Case in point, we would occasionally peek our heads up and inquire about a Dropbox competitor, like the long-rumored Google Drive. To this day I don't know what actually happened internally at Google, but the rumors we heard were all variations on the same theme. Google had too many choices to make about what the product meant to the company. Are files dead? Can a web company make a desktop app? Isn't backup a commodity business? The product completely stalled in the face of so many choices. Meanwhile, we just kept coding. I don't know how many versions of Drive got built, but I heard about it in 2006 when I was interning at Google, and it didn't launch to the public until 2012. In the meantime, Dropbox was founded, launched, and picked up millions of users.

At any point, Google might've launched Drive and totally eaten our lunch. After all, they were and still are an engineering powerhouse. The only things that really save a startup going up againt a behemoth who sorta has a similar idea are speed and focus. Though I'd like to claim the early team was insanely focused just by our nature, the truth is that it was relatively easy for us because the short stack strategy is inherently self-enforcing.

Unlike Google, we only had one idea about what we might want to build. Even if we'd wanted to pursue other ideas, we didn't have enough money in the bank to finance experiments. With more resources, we might have stepped back to consider other possibilities, and that likely would've been a fatal mistake. Instead, we wore our scrappiness as a badge of honor, and just cranked out code until we built something great.

Too rich to afford it

The short stack strategy succeeds in poker primarily because you avoid spending any money until you invest heavily in what's very likely to be the best hand. But you'll also pick up small pots along the way to your big win (or loss) because the strategy creates what poker players call fold equity. Fold equity is a fancy term for the money you'll win if you convince your opponents to fold.

The fold equity comes from the fact that you and your better-funded opponents have drastically different utility curves.
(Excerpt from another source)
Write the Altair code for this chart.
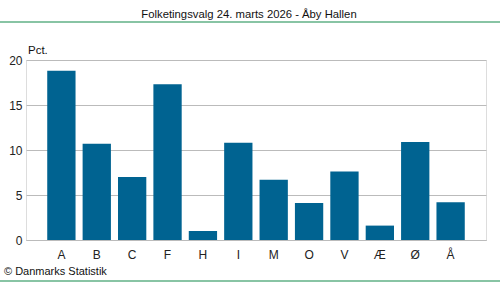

To you, anything you can win is a major victory. Startups mostly fail, so if you can establish a beachhead in some niche, that's way better than nothing. On the other hand, big companies could care less about niche plays, so they're willing to cede small but heavily contested turf. Unfortunately for the big company, that turf might just be the first of many losses. IBM probably should not have been so generous to Microsoft.

The other side of the fold equity here is the relative sensitivity to downside. That is, big companies are afraid of looking dumb. Startups pay very little cost in screwing up, because the world never expected much of them anyway. But when a big company invests in something that doesn't pan out, they end up taking their lumps with investors who wonder why they didn't stick with whatever was working.


The short stack strategy generally comes to an end pretty quickly. There are only so many times you can risk everything before you end up winning big or losing it all. There's no sure thing in poker—even Aces—and there are definitely no guarantees with startups.

In practice, the short stack strategy succeeds in poker somewhere around half the time, while startups fail far more often than not. On the other hand, the consequences of startup failure are less severe than those of poker; it hurts a lot less when you're not playing with your own money. And as long you make the best of the money you're given, investors are likely to fund your next venture. Still, losing's no fun.

Luckily, Dropbox's outcome as short stack turned out extremely well. At some point we realized that we were no longer the scrappy company we started as. Popularity brings resources of all sorts, and those resources mean that the company is now poised to take on even greater challenges. Being the big stack has obvious benefits. Maybe the only downside is that looking back, your past successes feel a lot less awesome compared to the huge success you're now shooting to become.

If, like me, you're happy just winning more than you'd be happy winning big, better is to simply pick up your chips while you're well in the black. I was super jazzed to stick around and be a part of Dropbox's journey from world-renowned to world-dominating. At the same time, I missed the thrill of being the underdog and the excitement that comes from knowing that you're working on something that can still grow a thousand times over. So I stepped away last year to pursue new opportunities.

Now I'm just waiting for my all-in hand.